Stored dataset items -
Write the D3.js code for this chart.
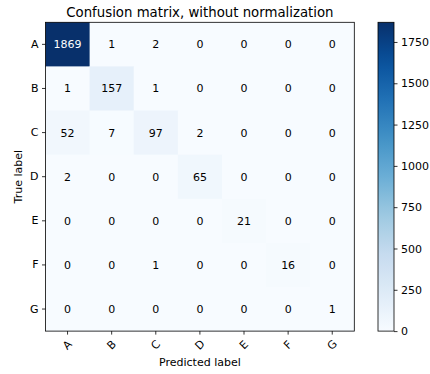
<!DOCTYPE html>
<html>
<head>
<meta charset="utf-8">
<script src="https://cdn.jsdelivr.net/npm/d3@7"></script>
<style>
  body { margin: 0; background: #fff; }
  text { font-family: "DejaVu Sans", sans-serif; fill: #000; }
</style>
</head>
<body>
<div id="chart"></div>
<script>
// class labels and counts (rows = true label, cols = predicted label)
var classes = ["A", "B", "C", "D", "E", "F", "G"];
var matrix = [
  [1869, 1, 2, 0, 0, 0, 0],
  [1, 157, 1, 0, 0, 0, 0],
  [52, 7, 97, 2, 0, 0, 0],
  [2, 0, 0, 65, 0, 0, 0],
  [0, 0, 0, 0, 21, 0, 0],
  [0, 0, 1, 0, 0, 16, 0],
  [0, 0, 0, 0, 0, 0, 1]
];
var barTicks = [0, 250, 500, 750, 1000, 1250, 1500, 1750];

var width = 430, height = 374;
// note: "top" clashes with window.top, so use other names
var mLeft = 45.5, mTop = 22.3, size = 308.8;
var cbLeft = 378, cbWidth = 16;
var fs = "11px";

var svg = d3.select("#chart").append("svg")
  .attr("width", width)
  .attr("height", height);

var maxVal = d3.max(matrix, function(r) { return d3.max(r); });

// matplotlib Blues is a linear blend of the 9 colorbrewer colours
var color = d3.scaleSequential(d3.piecewise(d3.interpolateRgb, d3.schemeBlues[9]))
  .domain([0, maxVal]);

var x = d3.scaleBand().domain(classes).range([mLeft, mLeft + size]);
var y = d3.scaleBand().domain(classes).range([mTop, mTop + size]);

var cells = [];
matrix.forEach(function(row, i) {
  row.forEach(function(v, j) {
    cells.push({ t: classes[i], p: classes[j], v: v });
  });
});

svg.selectAll("rect.cell")
  .data(cells)
  .enter().append("rect")
  .attr("class", "cell")
  .attr("x", function(d) { return x(d.p); })
  .attr("y", function(d) { return y(d.t); })
  .attr("width", x.bandwidth() + 0.5)
  .attr("height", y.bandwidth() + 0.5)
  .attr("fill", function(d) { return color(d.v); });

svg.selectAll("text.val")
  .data(cells)
  .enter().append("text")
  .attr("class", "val")
  .attr("x", function(d) { return x(d.p) + x.bandwidth() / 2; })
  .attr("y", function(d) { return y(d.t) + y.bandwidth() / 2; })
  .attr("dy", "0.36em")
  .attr("text-anchor", "middle")
  .style("font-size", fs)
  .style("fill", function(d) { return d.v > maxVal / 2 ? "#fff" : "#000"; })
  .text(function(d) { return d.v; });

svg.append("rect")
  .attr("x", mLeft).attr("y", mTop)
  .attr("width", size).attr("height", size)
  .attr("fill", "none").attr("stroke", "#000").attr("stroke-width", 0.8);

// axes
var xAxis = svg.append("g")
  .attr("transform", "translate(0," + (mTop + size) + ")")
  .call(d3.axisBottom(x).tickSize(3.5).tickPadding(3.5));
xAxis.select(".domain").remove();
xAxis.selectAll("text")
  .attr("y", 0).attr("dy", 0)
  .attr("transform", "translate(0,14) rotate(-45)")
  .attr("dominant-baseline", "central")
  .style("text-anchor", "middle");

var yAxis = svg.append("g")
  .attr("transform", "translate(" + mLeft + ",0)")
  .call(d3.axisLeft(y).tickSize(3.5).tickPadding(3.5));
yAxis.select(".domain").remove();

svg.selectAll(".tick line").attr("stroke", "#000").attr("stroke-width", 0.8);
svg.selectAll(".tick text").style("font-size", fs).style("font-family", "DejaVu Sans, sans-serif");

// titles
svg.append("text")
  .attr("x", mLeft + size / 2).attr("y", 16.5)
  .attr("text-anchor", "middle")
  .style("font-size", "13.3px")
  .text("Confusion matrix, without normalization");

svg.append("text")
  .attr("x", mLeft + size / 2).attr("y", 366)
  .attr("text-anchor", "middle")
  .style("font-size", fs)
  .text("Predicted label");

svg.append("text")
  .attr("transform", "translate(21.5," + (mTop + size / 2) + ") rotate(-90)")
  .attr("text-anchor", "middle")
  .style("font-size", fs)
  .text("True label");

// colorbar
var defs = svg.append("defs");
var grad = defs.append("linearGradient")
  .attr("id", "cbar")
  .attr("x1", 0).attr("y1", 1).attr("x2", 0).attr("y2", 0);
d3.range(0, 1.0001, 0.05).forEach(function(t) {
  grad.append("stop")
    .attr("offset", t)
    .attr("stop-color", color(t * maxVal));
});

var cb = d3.scaleLinear().domain([0, maxVal]).range([mTop + size, mTop]);

svg.append("rect")
  .attr("x", cbLeft).attr("y", mTop)
  .attr("width", cbWidth).attr("height", size)
  .attr("fill", "url(#cbar)")
  .attr("stroke", "#000").attr("stroke-width", 0.8);

var cbAxis = svg.append("g")
  .attr("transform", "translate(" + (cbLeft + cbWidth) + ",0)")
  .call(d3.axisRight(cb).tickValues(barTicks).tickFormat(d3.format("d"))
    .tickSize(3.5).tickPadding(3.5));
cbAxis.select(".domain").remove();
cbAxis.selectAll(".tick line").attr("stroke", "#000").attr("stroke-width", 0.8);
cbAxis.selectAll(".tick text").style("font-size", fs).style("font-family", "DejaVu Sans, sans-serif");
</script>
</body>
</html>
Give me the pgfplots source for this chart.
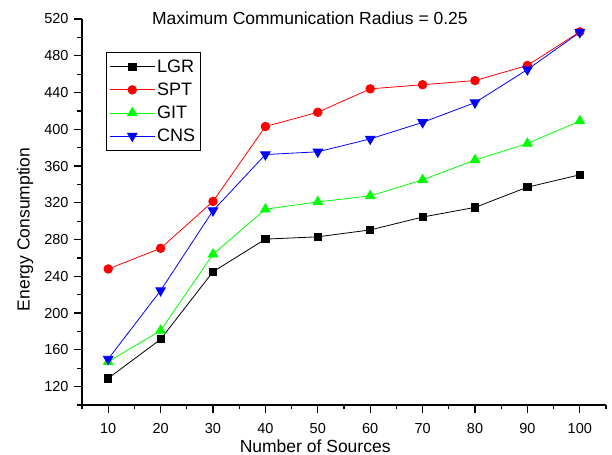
\documentclass[border=0pt]{standalone}
\usepackage{fontspec}
\setmainfont{Liberation Sans}
\usepackage{pgfplots}
\pgfplotsset{compat=1.18}
\begin{document}
\begin{tikzpicture}
\useasboundingbox (0,0) rectangle (612bp,455bp);
\begin{axis}[
  at={(82bp,50bp)}, anchor=south west,
  scale only axis, width=524bp, height=386bp,
  xmin=5, xmax=105, ymin=100, ymax=520,
  axis lines=left,
  axis line style={-, line width=1.2bp},
  xtick={10,20,...,100},
  ytick={120,160,...,520},
  minor xtick={5,15,...,105},
  minor ytick={100,140,...,500},
  tick align=outside,
  major tick length=8bp,
  minor tick length=4.5bp,
  every tick/.style={black, line width=1.2bp},
  /pgf/number format/assume math mode=true,
  ticklabel style={font=\fontsize{14.5bp}{17bp}\selectfont},
  xticklabel style={yshift=-7bp},
  yticklabel style={xshift=-2bp},
  xlabel={Number of Sources},
  ylabel={Energy Consumption},
  label style={font=\fontsize{17.5bp}{20bp}\selectfont},
  xlabel style={at={(axis description cs:0.445,0)}, anchor=base, yshift=-47.5bp},
  ylabel style={at={(axis description cs:-0.1088,0.455)}, anchor=center},
  legend style={at={(axis description cs:0.0458,0.9135)}, anchor=north west,
    draw=black, line width=0.8bp, font=\fontsize{18bp}{20bp}\selectfont,
    inner xsep=3bp, inner ysep=5bp, row sep=5bp, cells={anchor=west}},
  legend image code/.code={\draw[mark repeat=2,mark phase=2] plot coordinates {(0bp,0bp) (22.5bp,0bp) (45bp,0bp)};},
  every axis plot/.append style={line width=0.8bp},
  clip=false,
]
\addplot[black, mark=square*, mark size=3.6bp, mark options={solid, fill=black}] coordinates {
(10,129) (20,171.5) (30,245) (40,280.5) (50,283) (60,290.5) (70,304.5) (80,315) (90,337) (100,350.5)};
\addlegendentry{LGR}
\addplot[red, mark=*, mark size=4.3bp, mark options={solid, fill=red}] coordinates {
(10,248) (20,270.5) (30,321.5) (40,403) (50,418.5) (60,444) (70,448.5) (80,453) (90,469.5) (100,506)};
\addlegendentry{SPT}
\addplot[green, mark=triangle*, mark size=5.5bp, mark options={solid, fill=green}] coordinates {
(10,147) (20,181) (30,264) (40,313) (50,321) (60,327.5) (70,345) (80,366.5) (90,384.5) (100,409)};
\addlegendentry{GIT}
\addplot[blue, mark=triangle*, mark size=5.5bp, mark options={solid, fill=blue, rotate=180}] coordinates {
(10,150) (20,224.5) (30,311.5) (40,372.5) (50,375.5) (60,389.5) (70,407.5) (80,429) (90,465) (100,505.5)};
\addlegendentry{CNS}
\node[anchor=base, inner sep=0pt, font=\fontsize{17.5bp}{20bp}\selectfont] at (axis description cs:0.435,0.9845) {Maximum Communication Radius = 0.25};
\end{axis}
\end{tikzpicture}
\end{document}
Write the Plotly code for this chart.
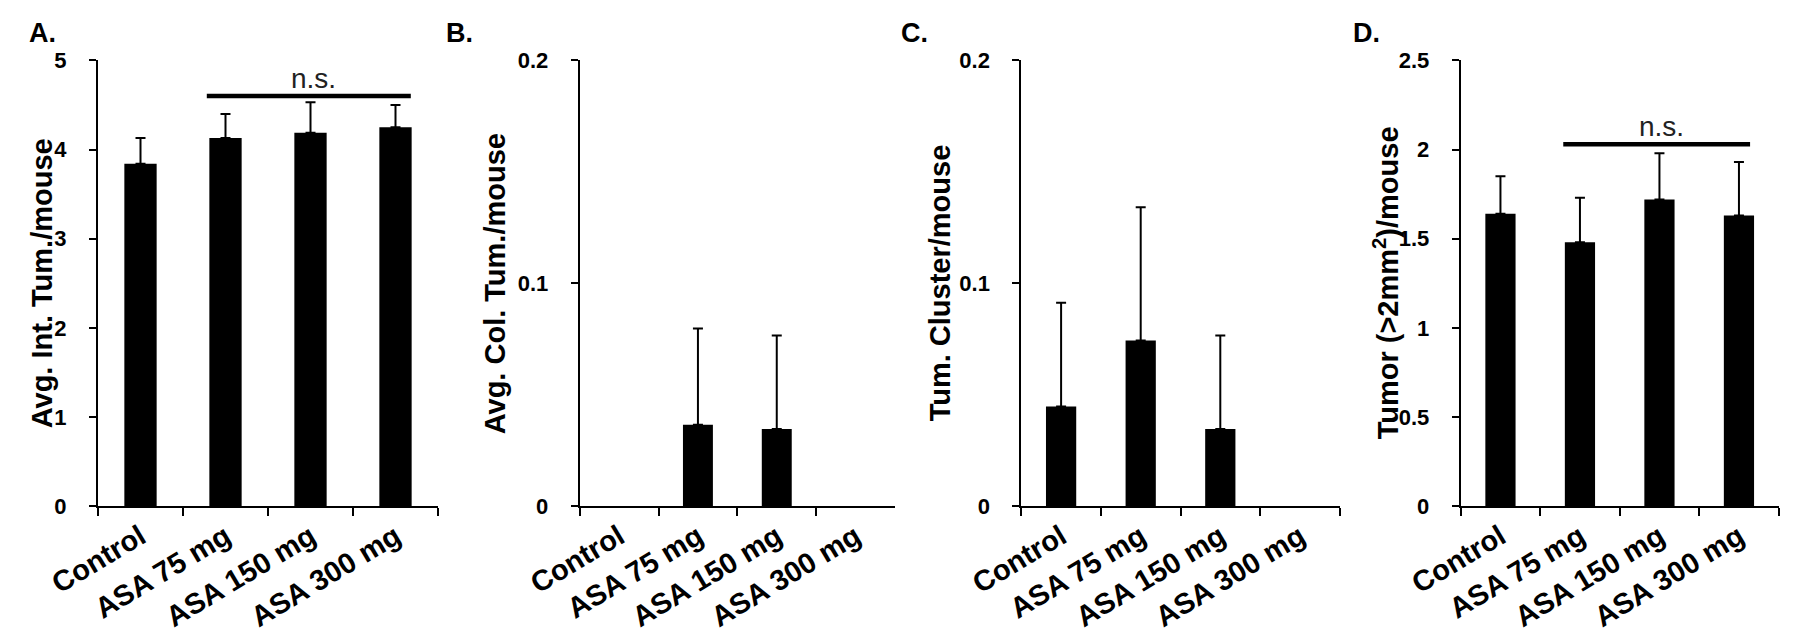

THE PROBLEM - Which lines hold the word "code"? Show each one.

FULL OUTPUT -
Write the D3.js code for this chart.
  legend image code/.code={\draw[mark repeat=2,mark phase=2] plot coordinates {(0bp,0bp) (22.5bp,0bp) (45bp,0bp)};},
Write the Plotly code for this chart.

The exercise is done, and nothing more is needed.